INFORMATION SHOWN »

━━━

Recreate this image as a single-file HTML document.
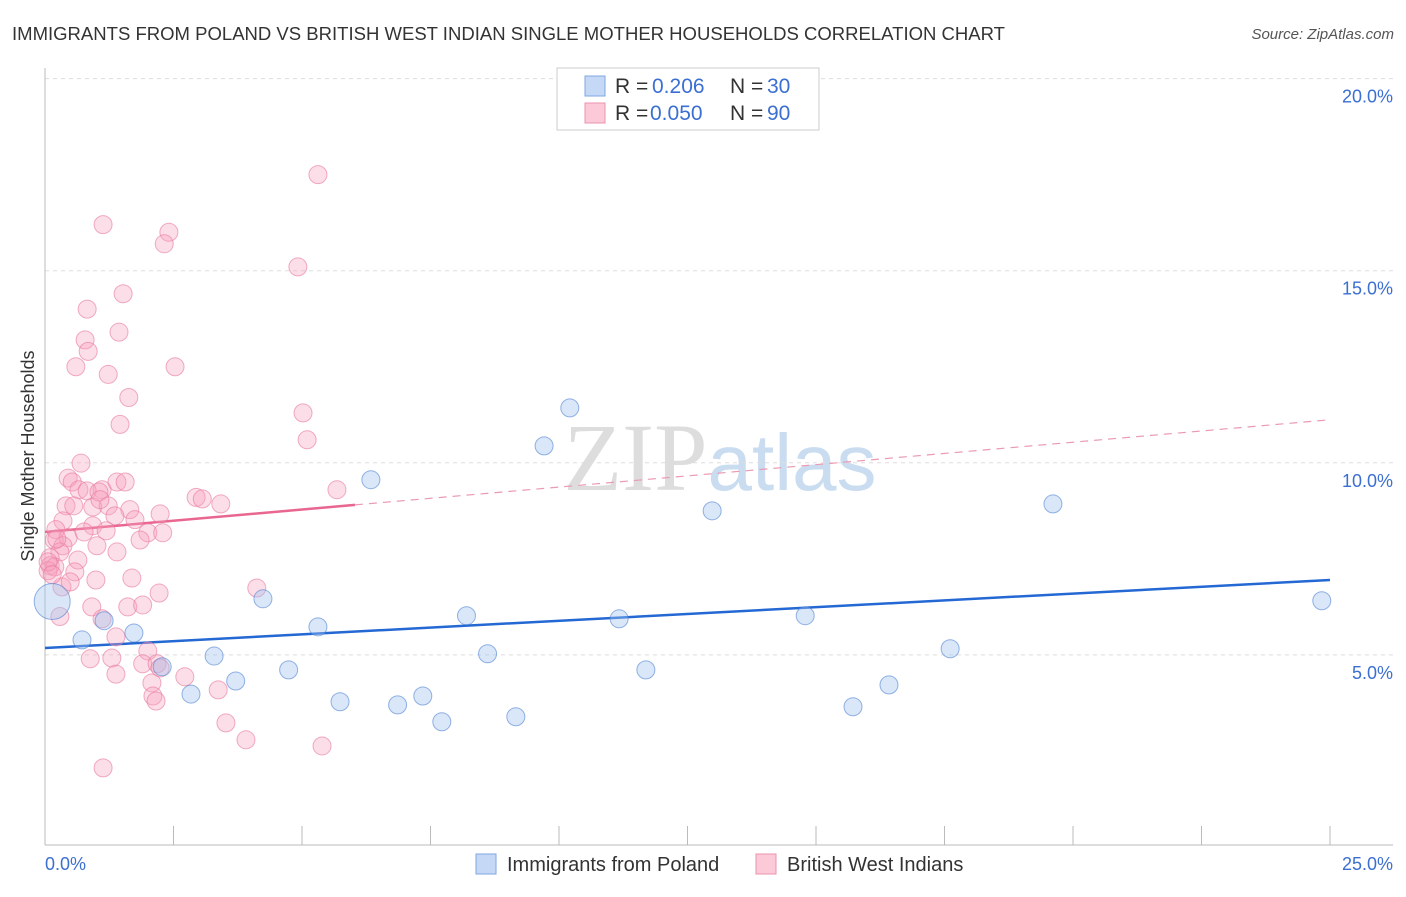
<!DOCTYPE html>
<html><head><meta charset="utf-8"><style>
body{margin:0;background:#fff;font-family:"Liberation Sans",sans-serif;}
</style></head><body>
<svg width="1406" height="892" xmlns="http://www.w3.org/2000/svg" font-family="Liberation Sans, sans-serif">
<text x="12" y="40" font-size="18" fill="#333" textLength="993" lengthAdjust="spacingAndGlyphs">IMMIGRANTS FROM POLAND VS BRITISH WEST INDIAN SINGLE MOTHER HOUSEHOLDS CORRELATION CHART</text>
<text x="1394" y="39" font-size="15" fill="#555" font-style="italic" text-anchor="end">Source: ZipAtlas.com</text>
<text x="720" y="490" font-size="96" fill="#ddd" text-anchor="middle" font-family="Liberation Serif, serif">ZIP<tspan fill="#c9dcf0" font-family="Liberation Sans, sans-serif" font-size="80">atlas</tspan></text>
<g id="grid"></g>
<line x1="45" y1="68" x2="45" y2="845" stroke="#bbb"/>
<line x1="45" y1="845" x2="1393" y2="845" stroke="#bbb"/>
<g id="ticks"></g>
<text x="34" y="456" font-size="18" fill="#333" text-anchor="middle" transform="rotate(-90 34 456)">Single Mother Households</text>
<text x="45" y="870" font-size="18" fill="#3b6fd1">0.0%</text>
<text x="1393" y="870" font-size="18" fill="#3b6fd1" text-anchor="end">25.0%</text>
<g id="lines"></g>
<g id="pts"></g>
<g>
<rect x="557" y="68" width="262" height="62" fill="#fff" stroke="#ccc"/>
<rect x="585" y="76" width="20" height="20" fill="#c5d9f6" stroke="#7fa6e0"/>
<rect x="585" y="103" width="20" height="20" fill="#fbc9d8" stroke="#eb93ae"/>
<text y="93" font-size="21" fill="#333"><tspan x="615">R =</tspan><tspan x="652" fill="#3b6fd1">0.206</tspan><tspan x="730">N =</tspan><tspan x="767" fill="#3b6fd1">30</tspan></text>
<text y="120" font-size="21" fill="#333"><tspan x="615">R =</tspan><tspan x="650" fill="#3b6fd1">0.050</tspan><tspan x="730">N =</tspan><tspan x="767" fill="#3b6fd1">90</tspan></text>
</g>
<g>
<rect x="476" y="854" width="20" height="20" fill="#c5d9f6" stroke="#7fa6e0"/>
<text x="507" y="871" font-size="20" fill="#333">Immigrants from Poland</text>
<rect x="756" y="854" width="20" height="20" fill="#fbc9d8" stroke="#eb93ae"/>
<text x="787" y="871" font-size="20" fill="#333">British West Indians</text>
</g>
</svg>
<script>
const yTicks=[5,10,15,20];
const yTickLabels=["5.0%","10.0%","15.0%","20.0%"];
const xTicks=[0,2.5,5,7.5,10,12.5,15,17.5,20,22.5,25];
const polandX=[0.14,0.72,1.15,1.73,2.28,2.84,3.29,3.71,4.24,4.74,5.31,5.74,6.34,6.86,7.35,7.72,8.2,8.61,9.16,9.71,10.21,11.17,11.69,12.98,14.79,15.72,16.42,17.61,19.61,24.84];
const polandY=[6.39,5.39,5.89,5.57,4.69,3.98,4.97,4.32,6.46,4.61,5.73,3.78,9.56,3.7,3.93,3.26,6.02,5.03,3.39,10.44,11.43,5.94,4.61,8.75,6.02,3.65,4.22,5.16,8.93,6.41];
const bwiX=[1.13,5.31,2.41,2.32,4.92,1.52,0.82,1.44,0.78,0.84,0.6,2.53,1.23,1.63,5.02,1.46,5.1,0.7,0.45,0.53,1.4,1.56,0.66,1.11,0.82,1.05,2.94,3.06,3.42,5.68,0.41,0.56,0.93,1.23,1.65,2.24,1.36,0.93,0.35,0.21,1.19,2.0,2.29,0.18,0.45,0.35,1.01,0.29,1.4,0.64,0.1,0.1,0.19,0.06,0.58,1.69,0.99,0.33,2.22,4.12,0.91,1.61,1.9,1.11,1.38,2.0,0.88,1.3,1.9,2.18,2.24,1.38,2.72,2.08,2.1,2.16,3.37,3.52,3.91,5.39,1.13,0.06,0.14,0.23,0.49,1.75,1.07,0.76,1.85,0.29];
const bwiY=[16.2,17.5,16.0,15.7,15.1,14.4,14.0,13.4,13.2,12.9,12.5,12.5,12.3,11.7,11.3,11.0,10.6,9.99,9.6,9.5,9.5,9.5,9.3,9.3,9.27,9.24,9.1,9.06,8.93,9.3,8.88,8.88,8.85,8.88,8.78,8.67,8.62,8.36,8.49,8.26,8.23,8.18,8.18,7.99,8.05,7.84,7.84,7.68,7.68,7.47,7.53,7.32,7.29,7.19,7.16,7.0,6.95,6.77,6.61,6.74,6.25,6.25,6.3,5.94,5.47,5.1,4.9,4.92,4.77,4.77,4.66,4.5,4.43,4.27,3.93,3.8,4.09,3.23,2.79,2.63,2.06,7.42,7.09,8.02,6.9,8.52,9.04,8.2,7.99,6.0];
const X=v=>45+v/25*1285, Y=v=>847-v*38.42;
const NS="http://www.w3.org/2000/svg";
function mk(t,a,p){const e=document.createElementNS(NS,t);for(const k in a)e.setAttribute(k,a[k]);document.getElementById(p).appendChild(e);return e;}
yTicks.forEach((v,i)=>{
 const l=mk('line',{x1:45,x2:1393,y1:Y(v),y2:Y(v),stroke:'#ddd','stroke-dasharray':'4,4'},'grid');
 
 
 const t=mk('text',{x:1393,y:Y(v)+24,'font-size':18,fill:'#3b6fd1','text-anchor':'end'},'grid');
 t.textContent=yTickLabels[i];
 
 
});
xTicks.forEach(v=>{
 const l=mk('line',{x1:X(v),x2:X(v),y1:826,y2:845,stroke:'#bbb'},'ticks');
 
 
});
const blueTrend=[5.18,6.95], pinkTrend=[8.2,11.12];
let l=mk('line',{x1:X(0),y1:Y(blueTrend[0]),x2:X(25),y2:Y(blueTrend[1]),stroke:'#2468d4','stroke-width':2.5},'lines');


const pAt=v=>pinkTrend[0]+(pinkTrend[1]-pinkTrend[0])*v/25;
l=mk('line',{x1:X(0),y1:Y(pAt(0)),x2:X(6.03),y2:Y(pAt(6.03)),stroke:'#e8668f','stroke-width':2.5},'lines');


l=mk('line',{x1:X(6.03),y1:Y(pAt(6.03)),x2:X(25),y2:Y(pAt(25)),stroke:'#eb9ab3','stroke-width':1.2,'stroke-dasharray':'8,6'},'lines');


bwiX.forEach((x,i)=>{
 const c=mk('circle',{cx:X(x),cy:Y(bwiY[i]),r:9,fill:'rgba(246,160,188,0.35)',stroke:'rgba(232,120,155,0.6)','stroke-width':1},'pts');
 
 
});
polandX.forEach((x,i)=>{
 const c=mk('circle',{cx:X(x),cy:Y(polandY[i]),r:i==0?18:9,fill:'rgba(160,195,240,0.4)',stroke:'rgba(80,130,210,0.6)','stroke-width':1},'pts');
 
 
});
</script>
</body></html>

━━━

WRITTEN EXERCISE » From the listing, copy each line containing the word "document".

WRITTEN SOLUTION »
Recreate this image as a single-file HTML document.
function mk(t,a,p){const e=document.createElementNS(NS,t);for(const k in a)e.setAttribute(k,a[k]);document.getElementById(p).appendChild(e);return e;}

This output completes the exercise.